Stationed in Harcourt Terrace in Dublin, Eilish found the early years in the force an awakening of sorts. "You would be first on the scene to suspicious deaths or very bad traffic accidents - or as a woman you would be involved in rape cases or child abuse cases. You would be seen as the caring one so you would be sent to deal with this lady or that lady. Thanks be to God that has changed now. Everyone is trained up for situations like that, everybody knows the protocols.

"There were only three women working nights when I was working nights so if there was a rape case somewhere you were shipped there or if there was a child abuse case reported you were sent there. There was a lot of pressure on you because you were dealing with sometimes horrific incidents."

This was a sordid world she found herself in, alien to anything she had known before.

"I was brought up in a beautiful household where we were well respected as children, a world where education was hugely important, sport hugely important. My parents drove us to sports every Sunday. If it wasn't running it was basketball or it was football. We were piled into the back of the Morris Minor and we headed off with our apple tart and flasks of tea. Then you grow up and you find out these things were happening to children.

Eilish was to marry Westmeath man Brendan Devine.

"Now you got your training in Templemore but they were books and words. It was the emotional side that was very difficult.
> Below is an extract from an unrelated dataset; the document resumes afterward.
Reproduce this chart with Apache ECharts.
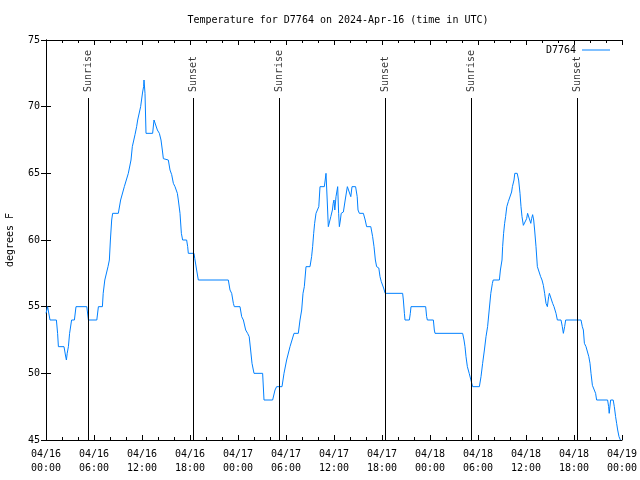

"I can't say I was in shock or I can't say it affected me so much that I felt sick or under strain, I don't know whether I was or not. You don't know. Now, I often find myself out for a walk with the dogs and you might see a child......(here her eyes mist up and voice falters)..... and that would bring it back to you. Yes, of course, it did affect everyone involved but some people had coping mechanisms. Some didn't."

COMMUNITY GAMES

In time Eilish was to change her role in the Garda Sióchaná. She became part of a revolution as the Force moved into the digital age in the 1980s and beyond. "I was asked to spend a couple of months doing a project that involved me examining police forces worldwide to see what type of IT systems they were using. It was a three month project that turned into seven years." Cue another of her laughs.

She became closely involved in helping the Force become an integrated, modernised, computerised organisation, by working in areas such as telecommunictions and what she termed "services", supporting the individual Garda on the street. She also became involved in outlining the role of the Gardai in the National Major Emergency Strategy, work she found very fulfilling. Here she felt she was again helping out. Contributing.

Eilish enjoyed a 33-year career with An Garda Siochana.

Eilish was to marry Westmeath man Brendan Devine and they have raised a family of four - Joshua, Ethan, Daniel and Leah. Originally based in Dundrum, the Devines moved to Enfield in the 1990s and almost immediately Eilish's interest in sport drew her into the local community groups - the Community Games as well as the Na Fianna under-age football and hurling set ups.

All of her children have, at one time or another, represented Meath GAA teams in one code or another, an indication of the importance of sport in the family culture.

With her undoubted ability to organise and administer, Eilish has, it's clear, easily adopted to the role as chairperson of Na Fianna. She will tell you she is is easy-going, to a point, but she likes to get things done too, helped along by Brendan's diplomatic skills.

"If I ask someone to do something I like it done, I'll admit. Only that Brendan is there, there probably wouldn't be too many in the parish talking to me!" she said before breaking out into that familiar laugh again; once more deriving some humour from the everyday.